Sendo 10 os juízes eleitos pela Assembleia, este é o cargo para o qual o PCP, enquanto quarta força parlamentar, tem mais aspirações de se ver representado, sabe o Observador. O PCP já indicou no passado um juiz para o TC, Guilherme da Fonseca, numa altura em que António Costa, por sinal, era ministro dos Assuntos Parlamentares, como lembra ao Observador fonte da bancada comunista.

Provedor de Justiça. O mandato é de quatro anos, independente da duração da legislatura, mas termina em julho de 2017, altura em que será preciso o Parlamento chegar a acordo sobre o próximo nome.

Outros cargos que também têm de ser eleitos:

Conselho do Estado. O Parlamento elege cinco dos conselheiros do Presidente da República, de acordo com o princípio da representação proporcional: ou seja, quem tem maior representação parlamentar, tem prevalência na indicação de nomes, quem tem menor representação, não tem lugar no órgão. Em 2011, quando PSD e CDS detinham a maioria parlamentar, a direita ficou com três nomes (Francisco Pinto Balsemão, Marques Mendes e Luís Filipe Menezes) e o PS com os restantes dois (Manuel Alegre e António José Seguro, que depois foi substituído por Alfredo Bruto da Costa).

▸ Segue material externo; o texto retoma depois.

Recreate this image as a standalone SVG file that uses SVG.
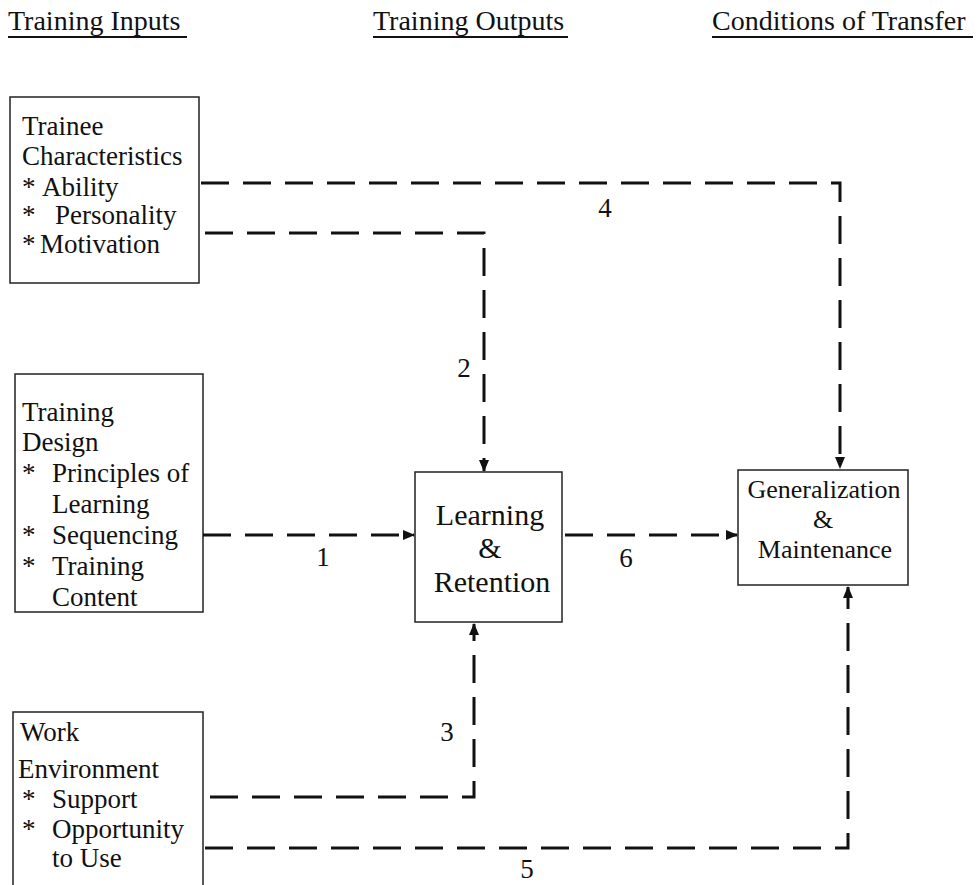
<svg xmlns="http://www.w3.org/2000/svg" width="978" height="885" viewBox="0 0 978 885">
<defs>
<style>
text{font-family:"Liberation Serif","Times New Roman",serif;fill:#111;}
.hd{font-size:28px;}
.t{font-size:27px;}
.d{font-size:27px;}
.big{font-size:30px;text-anchor:middle;}
.g{font-size:26px;text-anchor:middle;}
.lbl{font-size:27px;text-anchor:middle;}
.box{fill:#fff;stroke:#222;stroke-width:1.5;}
.ul{stroke:#111;stroke-width:2;}
.con{fill:none;stroke:#111;stroke-width:3;stroke-dasharray:28 14;}
</style>
<marker id="arr" markerWidth="12" markerHeight="12" refX="11" refY="6" orient="auto" markerUnits="userSpaceOnUse">
<path d="M0,1 L12,6 L0,11 Z" fill="#111"/>
</marker>
</defs>
<rect width="978" height="885" fill="#fff"/>

<g id="headers">
<text class="hd" x="8" y="30">Training Inputs</text>
<line class="ul" x1="8" y1="37" x2="187" y2="37"/>
<text class="hd" x="373" y="30">Training Outputs</text>
<line class="ul" x1="373" y1="37" x2="568" y2="37"/>
<text class="hd" x="712" y="30">Conditions of Transfer</text>
<line class="ul" x1="712" y1="37" x2="973" y2="37"/>
</g>

<g id="trainee">
<rect class="box" x="10" y="97" width="189" height="186"/>
<text class="t" x="22" y="135">Trainee</text>
<text class="t" x="22" y="165">Characteristics</text>
<text class="t" x="22" y="196">*</text>
<text class="t" x="42" y="196">Ability</text>
<text class="t" x="22" y="224">*</text>
<text class="t" x="55" y="224">Personality</text>
<text class="t" x="22" y="253">*</text>
<text class="t" x="40" y="253">Motivation</text>
</g>

<g id="design">
<rect class="box" x="15" y="374" width="188" height="238"/>
<text class="d" x="22" y="421">Training</text>
<text class="d" x="22" y="451">Design</text>
<text class="d" x="22" y="482">*</text>
<text class="d" x="52" y="482">Principles of</text>
<text class="d" x="52" y="513">Learning</text>
<text class="d" x="22" y="544">*</text>
<text class="d" x="52" y="544">Sequencing</text>
<text class="d" x="22" y="575">*</text>
<text class="d" x="52" y="575">Training</text>
<text class="d" x="52" y="606">Content</text>
</g>

<g id="work">
<rect class="box" x="13" y="712" width="190" height="190"/>
<text class="t" x="20" y="741">Work</text>
<text class="t" x="18" y="778">Environment</text>
<text class="t" x="22" y="808">*</text>
<text class="t" x="52" y="808">Support</text>
<text class="t" x="22" y="838">*</text>
<text class="t" x="52" y="838">Opportunity</text>
<text class="t" x="52" y="867">to Use</text>
</g>

<g id="learning">
<rect class="box" x="415" y="472" width="147" height="150"/>
<text class="big" x="490" y="525">Learning</text>
<text class="big" x="490" y="558">&amp;</text>
<text class="big" x="492" y="592">Retention</text>
</g>

<g id="generalization">
<rect class="box" x="738" y="470" width="170" height="115"/>
<text class="g" x="824" y="498">Generalization</text>
<text class="g" x="823" y="528">&amp;</text>
<text class="g" x="825" y="558">Maintenance</text>
</g>

<g id="connectors">
<path class="con" d="M201,183 H840 V468" marker-end="url(#arr)"/>
<path class="con" d="M205,233 H484 V471" marker-end="url(#arr)"/>
<path class="con" d="M203,535 H414" marker-end="url(#arr)"/>
<path class="con" d="M565,535 H737" marker-end="url(#arr)"/>
<path class="con" d="M210,797 H474 V624" marker-end="url(#arr)"/>
<path class="con" d="M205,848 H848 V587" marker-end="url(#arr)"/>
<text class="lbl" x="605" y="217">4</text>
<text class="lbl" x="464" y="377">2</text>
<text class="lbl" x="323" y="566">1</text>
<text class="lbl" x="626" y="567">6</text>
<text class="lbl" x="447" y="741">3</text>
<text class="lbl" x="527" y="878">5</text>
</g>
</svg>
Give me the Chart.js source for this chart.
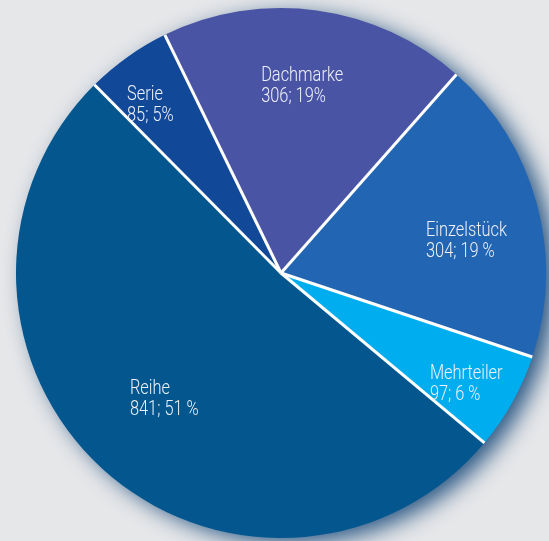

Conselho Superior do Ministério Público. São eleitos cinco membros, através do mesmo princípio de representação proporcional. Em 2011, o PSD elegeu dois nomes, o CDS elegeu um, e o PS ficou com os restantes dois.

Comissão de Fiscalização dos Centros Educativos. São eleitos dois representantes, mas sem necessidade de haver maioria qualificada.

Conselho Geral do Centro de Estudos Judiciários. Eleitas duas personalidades, e dois suplentes.

Conselho Pedagógico do Centro de Estudos Judiciários. É eleita uma só personalidade, e um suplente.

Comissão para a Igualdade e Contra a Discriminação Racial. Eleitos dois representantes por legislatura.

Conselho dos Julgados de Paz. É eleita uma personalidade escolhida pelo Presidente da Assembleia da República, e um representante de cada grupo parlamentar, representado na Comissão de Assuntos Constitucionais, Direitos, Liberdades e Garantias, indicado por essa comissão.